Hopefully, I left you wondering what transpired with the rest of our SummitClimb team. There were several climbers that remained in my thoughts - mainly Magnus because he was acting so oddly on the summit ridge. Brendan and I sat for a good portion of May 20th - the day we arrived at ABC from the North Col - discussing the summit experience. He pointed out that I was clueless on the summit. He was right; I was clueless on the summit. Not wanting to spoil the mood, I didn't go into my mask problems just yet. Instead, we enjoyed (well, perhaps not really enjoyed) our first tastes of beer. We talked about how our rehearsed script for pictures and video on the summit was an utter failure. We never planned on windy, cold, and crowded conditions with no cell phone cameras. After a few laughs, we turned back to our team.
|Uhm...."enjoying" a cold beer. Cold it was, good it was not. Yes, I used this picture before. Want another? Check out the rest of my pictures here (careful, there are almost 1600 pictures and video with more to come)..|
Where on Everest is Magnus?
We got to chatting about the rest of the group. Magnus was fresh on our minds. Before getting to Camp 3 off the summit ridge, we passed Magnus and Ang Pasang. He was falling and seemed utterly exhausted. I felt the same way. My legs just stayed under me but Magnus stumbled a bunch and he had about 100m (vertical) to go until he reached the camp. We could all see the tents below but it is amazing how hard it is to walk when that exhausted. I recounted my discussions with Magnus where I said "Magnus, let's walk down together. I am beat and will take my time." He didn't respond at first but eventually said that he was going way slower than I was going and would just take his time. Brendan, meanwhile, was almost at camp. So I said to Brendan during our beer time together, "I wonder what happened to Magnus." He wasn't in good shape. I knew he was struggling and it appeared as if Ang Pasang continued on down to Camp 3 without him. My guess was that Magnus told Ang Pasang to go ahead and that he would amble on at his own pace.

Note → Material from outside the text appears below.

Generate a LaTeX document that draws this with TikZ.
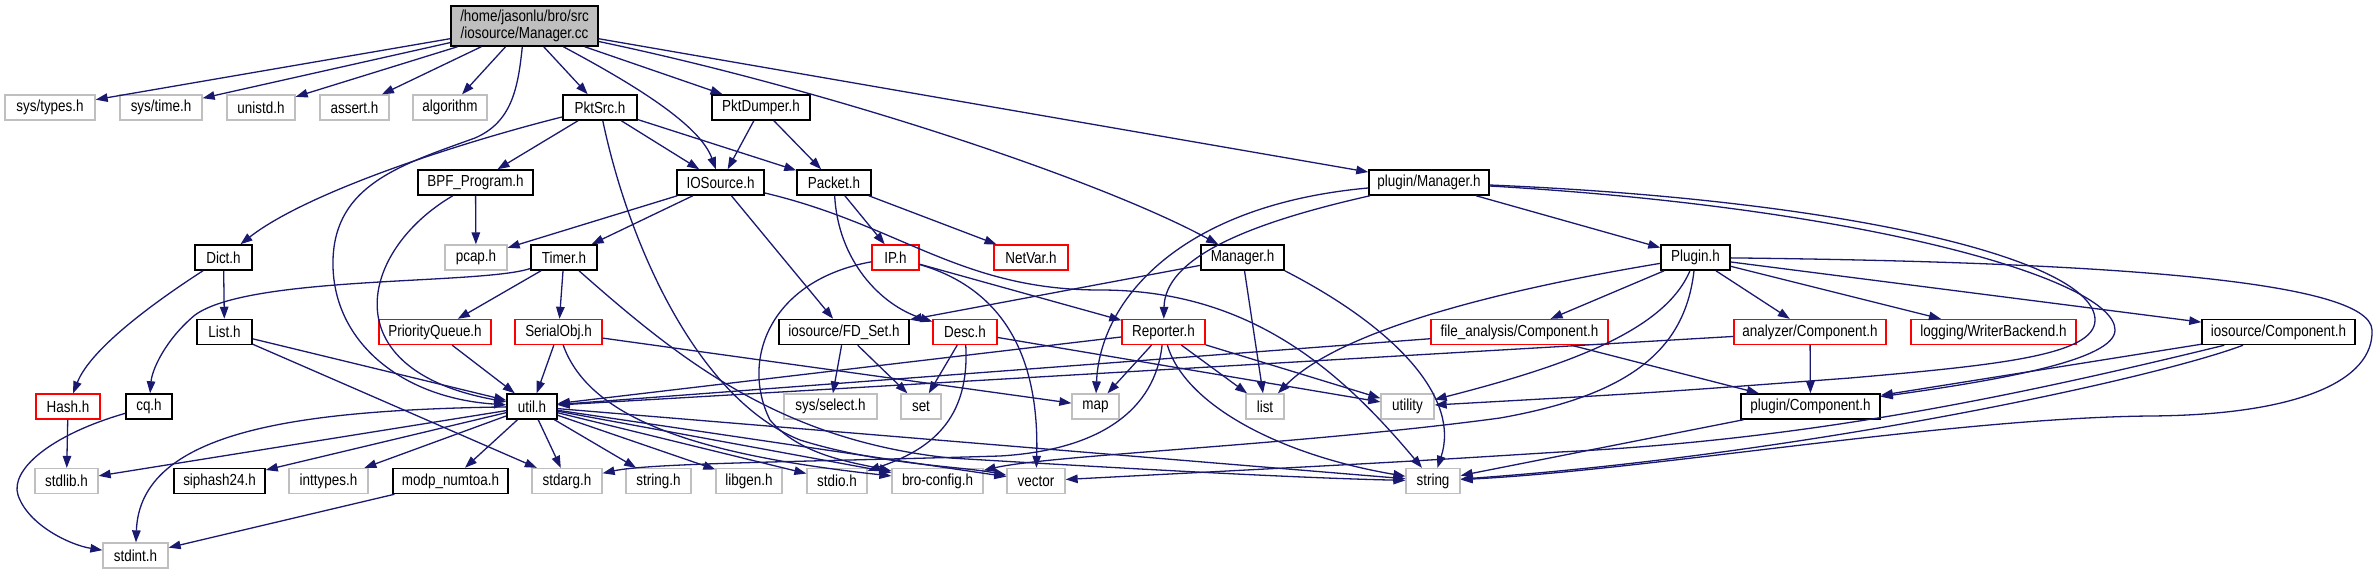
\documentclass[tikz,border=0pt]{standalone}
\usepackage{fontspec}
\setmainfont{Liberation Sans}[FakeStretch=0.84]
\usetikzlibrary{arrows.meta}
\definecolor{edgeblue}{RGB}{25,25,112}
\definecolor{boxgray}{RGB}{191,191,191}
\tikzset{
  base/.style={rectangle, inner sep=0pt, minimum height=25pt, fill=white,
    font=\fontsize{16}{17.5}\selectfont, text=black},
  gb/.style={base, draw=boxgray, line width=1.3pt},
  rb/.style={base, draw=red, line width=1.3pt},
  kb/.style={base, draw=black, line width=1.5pt},
  dep/.style={draw=edgeblue, line width=1.3pt, -{Triangle[length=12pt,width=8.5pt]}},
}
\begin{document}
\begin{tikzpicture}[x=1pt,y=-1pt]
\useasboundingbox (0,0) rectangle (2379,575);
% top
\node[kb, fill=boxgray, minimum width=147pt, minimum height=40pt, align=center] (mcc) at (524.5,26) {/home/jasonlu/bro/src\\/iosource/Manager.cc};
% row 1
\node[gb, minimum width=90pt] (systypes) at (50,107.5) {sys/types.h};
\node[gb, minimum width=82pt] (systime) at (161,107.5) {sys/time.h};
\node[gb, minimum width=68pt] (unistd) at (261,107.5) {unistd.h};
\node[gb, minimum width=69pt] (assert) at (354.5,107.5) {assert.h};
\node[gb, minimum width=74pt] (algorithm) at (450,107.5) {algorithm};
\node[kb, minimum width=74pt] (pktsrc) at (600,107.5) {PktSrc.h};
\node[kb, minimum width=98pt] (pktdumper) at (761,107.5) {PktDumper.h};
% row 2
\node[kb, minimum width=115pt] (bpf) at (475.5,182.5) {BPF\_Program.h};
\node[kb, minimum width=87pt] (iosource) at (720.5,182.5) {IOSource.h};
\node[kb, minimum width=74pt] (packet) at (834,182.5) {Packet.h};
\node[kb, minimum width=120pt] (pmanager) at (1429,182.5) {plugin/Manager.h};
% row 3
\node[kb, minimum width=57pt] (dict) at (223.5,257.5) {Dict.h};
\node[gb, minimum width=62pt] (pcap) at (476,257.5) {pcap.h};
\node[kb, minimum width=66pt] (timer) at (564,257.5) {Timer.h};
\node[rb, minimum width=47pt] (ip) at (895.5,257.5) {IP.h};
\node[rb, minimum width=74pt] (netvar) at (1031,257.5) {NetVar.h};
\node[kb, minimum width=83pt] (managerh) at (1242.5,257.5) {Manager.h};
\node[kb, minimum width=69pt] (plugin) at (1695.5,257.5) {Plugin.h};
% row 4
\node[kb, minimum width=55pt] (listh) at (224.5,332) {List.h};
\node[rb, minimum width=112pt] (pq) at (435,332) {PriorityQueue.h};
\node[rb, minimum width=87pt] (serialobj) at (558.5,332) {SerialObj.h};
\node[kb, minimum width=130pt] (fdset) at (844,332) {iosource/FD\_Set.h};
\node[rb, minimum width=64pt] (desc) at (965,332) {Desc.h};
\node[rb, minimum width=83pt] (reporter) at (1163.5,332) {Reporter.h};
\node[rb, minimum width=177pt] (facomp) at (1519.5,332) {file\_analysis/Component.h};
\node[rb, minimum width=152pt] (ancomp) at (1810,332) {analyzer/Component.h};
\node[rb, minimum width=165pt] (logging) at (1993.5,332) {logging/WriterBackend.h};
\node[kb, minimum width=153pt] (iocomp) at (2278.5,332) {iosource/Component.h};
% row 5
\node[rb, minimum width=64pt] (hash) at (68,406.5) {Hash.h};
\node[kb, minimum width=46pt] (cq) at (149,406.5) {cq.h};
\node[kb, minimum width=50pt] (util) at (532,406.5) {util.h};
\node[gb, minimum width=93pt] (sysselect) at (830.5,406.5) {sys/select.h};
\node[gb, minimum width=40pt] (set) at (921,406.5) {set};
\node[gb, minimum width=47pt] (map) at (1095.5,406.5) {map};
\node[gb, minimum width=38pt] (list) at (1265,406.5) {list};
\node[gb, minimum width=53pt] (utility) at (1407.5,406.5) {utility};
\node[kb, minimum width=139pt] (pcomp) at (1810.5,406.5) {plugin/Component.h};
% row 6
\node[gb, minimum width=63pt] (stdlib) at (66.5,481) {stdlib.h};
\node[kb, minimum width=91pt] (siphash) at (219.5,481) {siphash24.h};
\node[gb, minimum width=79pt] (inttypes) at (328.5,481) {inttypes.h};
\node[kb, minimum width=115pt] (modp) at (450.5,481) {modp\_numtoa.h};
\node[gb, minimum width=70pt] (stdarg) at (567,481) {stdarg.h};
\node[gb, minimum width=65pt] (stringh) at (658.5,481) {string.h};
\node[gb, minimum width=66pt] (libgen) at (749,481) {libgen.h};
\node[gb, minimum width=60pt] (stdio) at (837,481) {stdio.h};
\node[gb, minimum width=91pt] (broconfig) at (937.5,481) {bro-config.h};
\node[gb, minimum width=58pt] (vector) at (1036,481) {vector};
\node[gb, minimum width=54pt] (string) at (1433,481) {string};
% row 7
\node[gb, minimum width=65pt] (stdint) at (135.5,555.5) {stdint.h};

% ---- edges ----
\foreach \t in {systypes,systime,unistd,assert,algorithm,pktsrc,pktdumper,pmanager}
  \draw[dep] (mcc) -- (\t);
\draw[dep] (mcc) .. controls (635,85) and (700,125) .. (iosource);
\draw[dep] (mcc) .. controls (830,90) and (1100,180) .. (managerh);
\draw[dep] (mcc) .. controls (518,88) and (512,122) .. (475,138)
  .. controls (400,165) and (335,185) .. (333,260)
  .. controls (331,340) and (400,398) .. (util);
% PktSrc
\draw[dep] (pktsrc) .. controls (470,140) and (310,190) .. (dict);
\foreach \t in {bpf,iosource,packet} \draw[dep] (pktsrc) -- (\t);
\draw[dep] (pktsrc) .. controls (630,250) and (700,400) .. (800,440)
  .. controls (880,465) and (960,466) .. (vector);
% PktDumper
\foreach \t in {iosource,packet} \draw[dep] (pktdumper) -- (\t);
% BPF
\draw[dep] (bpf) -- (pcap);
\draw[dep] (bpf) .. controls (360,250) and (330,370) .. (util);
% IOSource
\foreach \t in {pcap,timer,fdset} \draw[dep] (iosource) -- (\t);
\draw[dep] (iosource) .. controls (900,225) and (960,290) .. (1100,290)
  .. controls (1250,290) and (1340,370) .. (string);
% Packet
\foreach \t in {ip,netvar} \draw[dep] (packet) -- (\t);
\draw[dep] (packet) .. controls (838,260) and (880,305) .. (desc);
% plugin/Manager.h
\draw[dep] (pmanager) .. controls (1180,205) and (1100,300) .. (map);
\draw[dep] (pmanager) .. controls (1240,225) and (1165,260) .. (reporter);
\draw[dep] (pmanager) -- (plugin);
\draw[dep] (pmanager) .. controls (1850,200) and (2095,260) .. (2095,320)
  .. controls (2095,355) and (2000,365) .. (1850,378)
  .. controls (1650,393) .. (utility);
\draw[dep] (pmanager) .. controls (1870,208) and (2115,280) .. (2115,330)
  .. controls (2115,360) and (2000,380) .. (pcomp);
% Plugin.h
\draw[dep] (plugin) .. controls (1500,290) and (1340,330) .. (list);
\foreach \t in {facomp,ancomp,logging,iocomp} \draw[dep] (plugin) -- (\t);
\draw[dep] (plugin) .. controls (1665,330) and (1570,365) .. (utility);
\draw[dep] (plugin) .. controls (1685,350) and (1630,395) .. (1500,418)
  .. controls (1300,445) and (1050,455) .. (broconfig);
\draw[dep] (plugin) .. controls (2100,262) and (2370,280) .. (2372,330)
  .. controls (2374,380) and (2300,415) .. (2150,416)
  .. controls (1950,418) and (1650,470) .. (string);
% components
\foreach \t in {util,pcomp} \draw[dep] (facomp) -- (\t);
\foreach \t in {util,pcomp} \draw[dep] (ancomp) -- (\t);
\draw[dep] (iocomp) -- (pcomp);
\draw[dep] (iocomp) .. controls (2000,400) and (1800,440) .. (1560,452)
  .. controls (1400,462) .. (vector);
\draw[dep] (iocomp) .. controls (2150,380) and (1800,455) .. (string);
\draw[dep] (pcomp) -- (string);
% Manager.h
\foreach \t in {fdset,list} \draw[dep] (managerh) -- (\t);
\draw[dep] (managerh.south east) .. controls (1400,330) and (1460,400) .. (string);
% Reporter.h
\foreach \t in {util,map,list,utility} \draw[dep] (reporter) -- (\t);
\draw[dep] (reporter) .. controls (1155,410) and (1100,450) .. (1000,456)
  .. controls (800,462) and (650,463) .. (stdarg);
\draw[dep] (reporter) .. controls (1185,405) and (1280,455) .. (string);
% IP.h
\draw[dep] (ip) .. controls (770,280) and (740,360) .. (770,420)
  .. controls (800,455) and (850,462) .. (broconfig);
\draw[dep] (ip) .. controls (990,285) and (1040,340) .. (vector);
\draw[dep] (ip) -- (reporter);
% Desc.h
\draw[dep] (desc) -- (set);
\draw[dep] (desc) .. controls (970,420) and (930,450) .. (stdio);
\draw[dep] (desc) -- (utility);
% FD_Set
\foreach \t in {sysselect,set} \draw[dep] (fdset) -- (\t);
% Timer.h
\draw[dep] (timer) .. controls (480,285) and (250,275) .. (195,315)
  .. controls (165,340) and (152,370) .. (cq);
\foreach \t in {pq,serialobj} \draw[dep] (timer) -- (\t);
\draw[dep] (timer) .. controls (680,360) and (780,440) .. (950,458)
  .. controls (1150,470) and (1300,478) .. (string);
% SerialObj.h
\foreach \t in {util,map} \draw[dep] (serialobj) -- (\t);
\draw[dep] (serialobj) .. controls (590,420) and (700,455) .. (broconfig);
% others
\draw[dep] (pq) -- (util);
\foreach \t in {util,stdarg} \draw[dep] (listh) -- (\t);
\draw[dep] (dict) -- (listh);
\draw[dep] (dict) .. controls (150,305) and (90,350) .. (hash);
\draw[dep] (hash) -- (stdlib);
\draw[dep] (cq) .. controls (50,435) and (10,470) .. (18,495)
  .. controls (28,525) and (70,545) .. (stdint);
\draw[dep] (modp) -- (stdint);
% util.h
\draw[dep] (util) .. controls (300,410) and (140,430) .. (stdint);
\foreach \t in {stdlib,siphash,inttypes,modp,stdarg,stringh,libgen,stdio,broconfig,vector,string}
  \draw[dep] (util) -- (\t);
\end{tikzpicture}
\end{document}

|Magnus (R) and Martin (L) in front of the famous "Big Plate Chicken"|
Put this little exchange in perspective; Brendan and I were at ABC drinking beer and recounting events that were taking place above Camp 3! My exchange with Magnus happened at or above 8400m or 27,500 feet - well above the start of the "Death zone" on Everest. Magnus needed to get down or else he would run the risk of dying on Everest. I started to worry about his safety.
Jon's Arrival at ABC
After about an hour of working through that horrific can of what Tibetans call beer, Jon arrived at ABC. He walked in and was in great spirits. Immediately, we asked him how the rest of the team fared on summit day. What struck me as odd was that Brendan and I had no idea how things went with them. The last time we saw Jon was after we summited. We passed by the rest of the Summit Climb team as they headed up the snow slope just before the summit. My guess is they had about an hour before the summit. Everyone seemed to be doing well except Jon. He is an affable guy; always quick to respond and almost always in a good mood. When I passed by Jon, he didn't say a word. That seemed really out of character. Right next to Jon was Grant who was in his characteristically focused manner on the climb. Grant "high fived" us both before we left them but we couldn't get anything from Jon. I was curious to know how Jon fared. My guess was that he summited and returned without incident.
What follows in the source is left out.